Su nacimiento, los inicios como joven naturalista a cargo de Henslow, el viaje que realiza a bordo del S.M. Beagle durante casi cinco años, sus anotaciones en los cuadernos de viaje... Cada punto, cada coma de su vida, incluso la presentación ante la Linnean Society, junto con Alfred R. Wallace, del esbozo de lo que más tarde sería su obra Sobre el origen de las especies por medio de la selección natural, queda registrado en las páginas de El árbol de la vida, una especial biografía de la mano de Peter Sís, artista checo (Brno, 1949) que ha cosechado numerosos premios en lo que a literatura infantil se refiere.


Con toda seguridad, es destacable la técnica utilizada por el autor para las ilustraciones, ya que, además de ser muy apropiada para la narración-descripción, aproxima fielmente al lector a la época en la que se suceden los acontecimientos. Si nos detenemos, en cada esquina, en cada rincón, podemos apreciar multitud de detalles que, a modo de atrezzo, agregan a la vida de Darwin un contexto más vivo y completo, véase el esqueleto fósil del género Mylodon que sostiene el ramo de novia de Emma Wedgwood o el guiño a la evolución humana en el interior del invernadero del naturalista inglés.


Notable también es el uso de la distinta tipografía para referirse al contexto histórico, la actividad pública de Darwin o los datos recogidos en su diario de viaje, ya que aporta dinamismo y un marco histórico para entender los avatares de la vida del científico.

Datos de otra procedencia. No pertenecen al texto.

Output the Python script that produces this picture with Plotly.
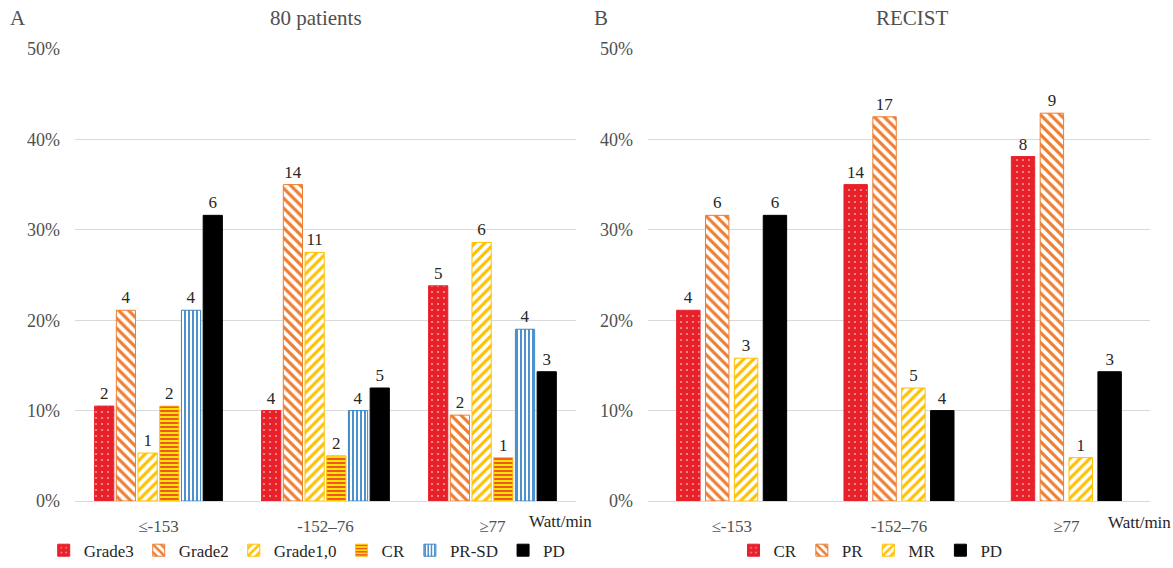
import plotly.graph_objects as go

# Cardiac power change groups (Watt/min)
categories = ["≤-153", "-152–76", "≥77"]

# Panel A: 80 patients, toxicity grade and response, share of each group
a_names = ["Grade3", "Grade2", "Grade1,0", "CR", "PR-SD", "PD"]
a_grade3 = [0.105, 0.100, 0.238]
a_grade2 = [0.211, 0.350, 0.095]
a_grade10 = [0.053, 0.275, 0.286]
a_cr = [0.105, 0.050, 0.048]
a_prsd = [0.211, 0.100, 0.190]
a_pd = [0.316, 0.125, 0.143]
a_counts = [
    [2, 4, 5],
    [4, 14, 2],
    [1, 11, 6],
    [2, 2, 1],
    [4, 4, 4],
    [6, 5, 3],
]

# Panel B: RECIST response, share of each group
b_names = ["CR", "PR", "MR", "PD"]
b_cr = [0.211, 0.350, 0.381]
b_pr = [0.316, 0.425, 0.429]
b_mr = [0.158, 0.125, 0.048]
b_pd = [0.316, 0.100, 0.143]
b_counts = [
    [4, 14, 8],
    [6, 17, 9],
    [3, 5, 1],
    [6, 4, 3],
]

a_values = [a_grade3, a_grade2, a_grade10, a_cr, a_prsd, a_pd]
b_values = [b_cr, b_pr, b_mr, b_pd]

RED = "#E8202A"
ORANGE = "#ED7D31"
GOLD = "#FFC000"
BLUE = "#3A85C8"
FONT = "Liberation Serif"
TEXT_GREY = "#505050"
TEXT_DARK = "#262626"

styles = {
    "dots": dict(color=RED, line=RED,
                 pattern=dict(shape=".", bgcolor=RED, fgcolor="#F49A9A", size=6, solidity=0.1)),
    "back": dict(color="white", line=ORANGE,
                 pattern=dict(shape="\\", bgcolor="white", fgcolor=ORANGE, size=7, solidity=0.45)),
    "fwd": dict(color="white", line=GOLD,
                pattern=dict(shape="/", bgcolor="white", fgcolor=GOLD, size=7, solidity=0.45)),
    "hstripe": dict(color="#FFE300", line=GOLD,
                    pattern=dict(shape="-", bgcolor="#FFE300", fgcolor="#F0562A", size=4, solidity=0.5)),
    "vstripe": dict(color="white", line=BLUE,
                    pattern=dict(shape="|", bgcolor="white", fgcolor=BLUE, size=4, solidity=0.45)),
    "solid": dict(color="black", line="black", pattern=None),
}
a_styles = ["dots", "back", "fwd", "hstripe", "vstripe", "solid"]
b_styles = ["dots", "back", "fwd", "solid"]

fig = go.Figure()


def add_panel(names, values, counts, style_keys, xaxis, yaxis, legend, span, bar_w):
    n = len(names)
    slot = span / n
    for i, (name, vals, cnt, key) in enumerate(zip(names, values, counts, style_keys)):
        st = styles[key]
        marker = dict(color=st["color"], line=dict(color=st["line"], width=1))
        if st["pattern"] is not None:
            marker["pattern"] = dict(fillmode="replace", **st["pattern"])
        fig.add_trace(go.Bar(
            x=categories, y=vals, name=name,
            xaxis=xaxis, yaxis=yaxis, legend=legend,
            width=bar_w, offset=-span / 2 + i * slot + (slot - bar_w) / 2,
            marker=marker,
            text=[str(c) for c in cnt], textposition="outside",
            textfont=dict(family=FONT, size=17, color=TEXT_DARK),
            cliponaxis=False, hoverinfo="skip",
        ))


add_panel(a_names, a_values, a_counts, a_styles, "x", "y", "legend", 0.78, 0.115)
add_panel(b_names, b_values, b_counts, b_styles, "x2", "y2", "legend2", 0.69, 0.14)

axis_y = dict(range=[0, 0.5], tickvals=[0, 0.1, 0.2, 0.3, 0.4, 0.5], tickformat=".0%",
              showgrid=True, gridcolor="#D9D9D9", gridwidth=1, zeroline=False,
              showline=False, ticks="", ticklabelstandoff=14,
              tickfont=dict(family=FONT, size=18, color=TEXT_GREY), fixedrange=True)
axis_x = dict(type="category", showgrid=False, showline=True, linecolor="#D9D9D9",
              linewidth=1, ticks="", ticklabelstandoff=10,
              tickfont=dict(family=FONT, size=17, color=TEXT_GREY),
              range=[-0.5, 2.5])

legend_font = dict(family=FONT, size=17, color=TEXT_DARK)
legend_common = dict(orientation="h", y=-0.07, xanchor="center", yanchor="top",
                     font=legend_font, itemwidth=30, tracegroupgap=0,
                     traceorder="normal", bgcolor="rgba(0,0,0,0)")


def label(text, x, y, size, color, anchor="center"):
    return dict(text=text, x=x, y=y, xref="paper", yref="paper",
                xanchor=anchor, yanchor="middle", showarrow=False,
                font=dict(family=FONT, size=size, color=color))


fig.update_layout(
    width=1173, height=568,
    margin=dict(l=75, r=23, t=49, b=67, autoexpand=False),
    paper_bgcolor="white", plot_bgcolor="white",
    font=dict(family=FONT, color=TEXT_GREY),
    xaxis=dict(domain=[0, 0.466], anchor="y", **axis_x),
    xaxis2=dict(domain=[0.533, 1], anchor="y2", **axis_x),
    yaxis=dict(anchor="x", **axis_y),
    yaxis2=dict(anchor="x2", **axis_y),
    showlegend=True,
    legend=dict(x=0.216, **legend_common),
    legend2=dict(x=0.74, **legend_common),
    annotations=[
        label("A", -0.062, 1.069, 21, TEXT_GREY, "left"),
        label("80 patients", 0.224, 1.069, 21, TEXT_GREY),
        label("B", 0.481, 1.069, 21, TEXT_GREY, "left"),
        label("RECIST", 0.779, 1.069, 21, TEXT_GREY),
        label("Watt/min", 0.42, -0.045, 17, TEXT_DARK, "left"),
        label("Watt/min", 0.959, -0.047, 17, TEXT_DARK, "left"),
    ],
)

fig.write_html("out.html")
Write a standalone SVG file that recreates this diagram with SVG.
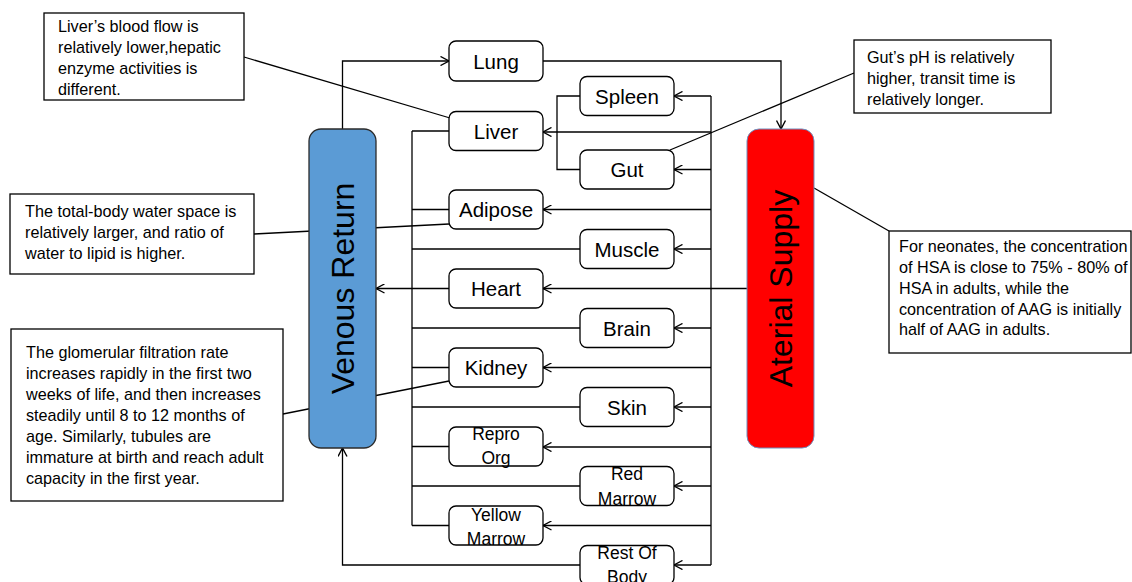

Por último, no podía pasar por alto una referencia a las guardas del libro, que establecen el inicio y fin de la historia. Por un lado, en la primera guarda, encontramos referencias a las teorías creacionistas imperantes hasta el siglo XIX –e incluso hoy-, desde motivos religiosos referentes al génesis católico, como referencias a los mitos de otras culturas y religiones politeístas. Por el otro, al terminar de leerlo podemos contemplar otra serie de viñetas donde moran Aristóteles, Linneo o Mendel junto con minuciosas alegorías del melanismo industrial (Biston betularia), esquemas de estructuras homólogas y análogas, o el mismísimo DNA, lo que hace más palpable el asesoramiento científico del que se ha rodeado el autor, como por ejemplo las contribuciones críticas de Peter Galison (Univ. Harvard) y Eric Korn.



Atesoro este libro entre los que anidan en mi humilde biblioteca y, en numerosas ocasiones, lo he mostrado y recomendado a todo tipo de docentes, incluso profesores de universidad. Unas veces la aceptación ha sido instantánea y otras he recibido ligeras muecas de desaprobación, pero la prueba más fehaciente de su competencia didáctica, efectividad y éxito, la he encontrado entre mis alumnos, que año tras año sucumben a su lectura.
Imprescindible en cualquier estantería. Indiscutible cuestión.

P.S.: Asimismo les recomiendo otra de sus obras del mismo estilo, Galileo, el mensajero de las estrellas (editorial Juventud), y deslúmbrense.